As it happens, Mbadinuju is not good at living large without his pension. The man has lost his composure since his state government put him on notice not to expect his own pension cheques anytime soon. Talk about poetic justice! The former governor, whose failure to pay months of salaries and many more months of pensions, sent many to their premature deaths, has been heard crying that Governor Obi is persecuting him because, unlike the incumbent governor, he is not a Catholic!

And there’s more absurdity. In the dubious name of rule of law, Umar Yar’adua’s government pursues its ill-disguised campaign to protect former Governor James Ibori from the wrath of British law over money laundering charges. Michael Aondoakaa, Yar’adua’s attorney general, has proposed the strange doctrine that Nigeria’s international image would be tainted should Ibori be put on trial in England. Aondoakaa has never, to my knowledge, complained that his nation’s image is smeared when top government officials export public funds abroad to finance their vanity and obsessions. But the learned attorney general pronounces anathema on the British for seeking to put a former Nigerian governor in the dock!
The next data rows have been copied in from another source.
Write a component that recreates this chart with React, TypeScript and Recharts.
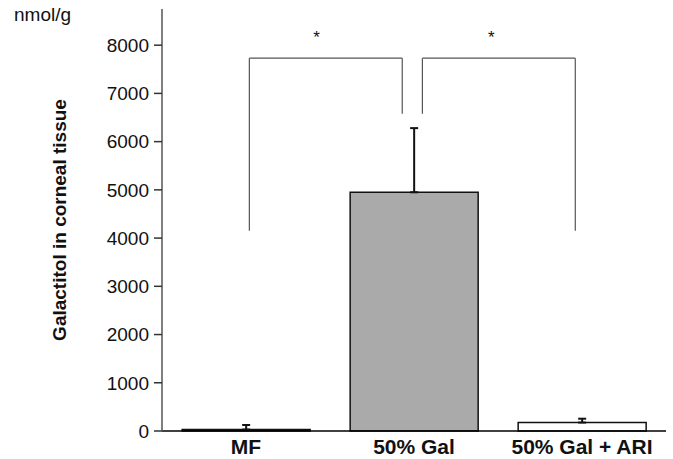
import {
	Bar,
	BarChart,
	Cell,
	ErrorBar,
	ReferenceDot,
	ReferenceLine,
	XAxis,
	YAxis,
} from "recharts";

const groups = ["MF", "50% Gal", "50% Gal + ARI"];
const galactitol = [30, 4950, 175];
const upperError = [95, 1330, 80];
const barFills = ["#ffffff", "#aaaaaa", "#ffffff"];

const majorTicks = [0, 1000, 2000, 3000, 4000, 5000, 6000, 7000, 8000];
const minorTicks = [500, 1500, 2500, 3500, 4500, 5500, 6500, 7500];
const yMax = 8750;

// significance brackets, x in category units (0..3), y in nmol/g
const brackets = [
	{ x1: 0.52, x2: 1.43, low1: 4150, low2: 6580, top: 7730 },
	{ x1: 1.55, x2: 2.46, low1: 6580, low2: 4150, top: 7730 },
];
const stars = [
	{ x: 0.92, y: 8170 },
	{ x: 1.96, y: 8170 },
];

const data = groups.map((g, i) => ({
	group: g,
	pos: i + 0.5,
	value: galactitol[i],
	err: [0, upperError[i]],
}));

/**
 * 角膜組織中のガラクチトール量（棒グラフ＋有意差ブラケット）
 */
export default function App() {
	return (
		<div
			style={{
				position: "absolute",
				left: 0,
				top: 0,
				width: 673,
				height: 459,
				background: "#fff",
				fontFamily: "'Liberation Sans', Arial, sans-serif",
			}}
		>
			<div
				style={{
					position: "absolute",
					left: 14,
					top: 4,
					fontSize: 19,
					color: "#111",
				}}
			>
				nmol/g
			</div>
			<BarChart
				width={673}
				height={459}
				data={data}
				margin={{ top: 9, right: 7, bottom: 0, left: 0 }}
				barCategoryGap="12%"
			>
				<XAxis
					xAxisId="cat"
					dataKey="group"
					axisLine={{ stroke: "#000", strokeWidth: 1.5 }}
					tickLine={false}
					tickSize={6}
					tickMargin={2}
					height={28}
					tick={{ fill: "#111", fontSize: 21, fontWeight: "bold" }}
				/>
				<XAxis
					xAxisId="num"
					dataKey="pos"
					type="number"
					domain={[0, 3]}
					allowDataOverflow
					hide
				/>
				<YAxis
					yAxisId="minor"
					width={0}
					domain={[0, yMax]}
					ticks={minorTicks}
					interval={0}
					axisLine={false}
					tick={false}
					tickSize={4}
					tickLine={{ stroke: "#555" }}
				/>
				<YAxis
					yAxisId="major"
					width={162}
					domain={[0, yMax]}
					ticks={majorTicks}
					interval={0}
					axisLine={{ stroke: "#555", strokeWidth: 1.5 }}
					tickLine={{ stroke: "#333", strokeWidth: 1.5 }}
					tickSize={8}
					tickMargin={5}
					tick={{ fill: "#111", fontSize: 19 }}
					label={{
						value: "Galactitol in corneal tissue",
						angle: -90,
						position: "insideLeft",
						offset: 59,
						style: {
							textAnchor: "middle",
							fontWeight: "bold",
							fontSize: 19,
							fill: "#111",
						},
					}}
				/>
				<Bar
					xAxisId="cat"
					yAxisId="major"
					dataKey="value"
					stroke="#111"
					strokeWidth={1.5}
					isAnimationActive={false}
				>
					{data.map((d, i) => (
						<Cell key={d.group} fill={barFills[i]} />
					))}
					<ErrorBar
						dataKey="err"
						width={4}
						stroke="#111"
						strokeWidth={2}
						direction="y"
						isAnimationActive={false}
					/>
				</Bar>
				{brackets.map((b, i) => (
					<ReferenceLine
						key={`l${i}`}
						xAxisId="num"
						yAxisId="major"
						segment={[
							{ x: b.x1, y: b.low1 },
							{ x: b.x1, y: b.top },
						]}
						stroke="#555"
						strokeWidth={1.2}
					/>
				))}
				{brackets.map((b, i) => (
					<ReferenceLine
						key={`t${i}`}
						xAxisId="num"
						yAxisId="major"
						segment={[
							{ x: b.x1, y: b.top },
							{ x: b.x2, y: b.top },
						]}
						stroke="#555"
						strokeWidth={1.2}
					/>
				))}
				{brackets.map((b, i) => (
					<ReferenceLine
						key={`r${i}`}
						xAxisId="num"
						yAxisId="major"
						segment={[
							{ x: b.x2, y: b.low2 },
							{ x: b.x2, y: b.top },
						]}
						stroke="#555"
						strokeWidth={1.2}
					/>
				))}
				{stars.map((s, i) => (
					<ReferenceDot
						key={`s${i}`}
						xAxisId="num"
						yAxisId="major"
						x={s.x}
						y={s.y}
						r={0}
						fill="none"
						stroke="none"
						label={{
							value: "*",
							position: "center",
							fontSize: 17,
							fill: "#111",
						}}
					/>
				))}
			</BarChart>
		</div>
	);
}
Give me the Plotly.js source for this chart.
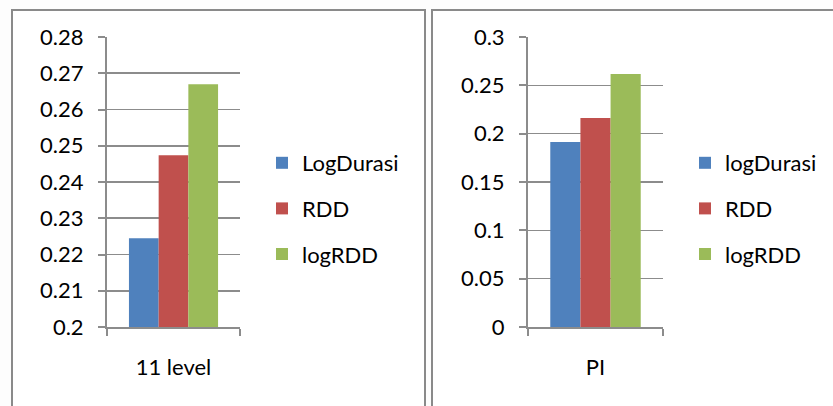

One wonders if, in the spirit of his jealousness for Nigeria’s image, Aondoakaa would now intervene in every court in the world where a Nigerian is being prosecuted? Why not go ahead and develop a firm policy that no foreign court on the globe may ever try a Nigerian on any charges?

Meanwhile, Ibori’s cousin and successor, Emmanuel Uduaghan—a doctor to boot—is also making his nepotistic efforts to spirit the ex-governor from the hands of English justice. Uduaghan has seen fit to argue that permitting the Economic and Financial Crimes Commission to snoop into Ibori’s management (or, more aptly, mismanagement) of Delta State funds would amount to handing prized state secrets to adversarial foreign interests. The EFCC, Uduaghan suggests, is fully in the service of foreign powers. Of course, when Ibori allegedly siphoned state funds to Europe and North America, he was serving the established local interests of all Delta indigenes.

What’s the final absurdity of the week? My vote goes to Umar Yar’adua, who has a standing pledge to finally right the nation’s power outage problems. Last week, Yar’adua’s spokesman blamed a faceless cabal for the intractability of the country’s power woes. Those naïve enough to expect an end anytime soon to the perennial crisis of inadequate power supply ought to take notice. From experience, whenever a Nigerian government fingers a cabal as the source of a problem, it’s a sure signal that there’s no solution in sight.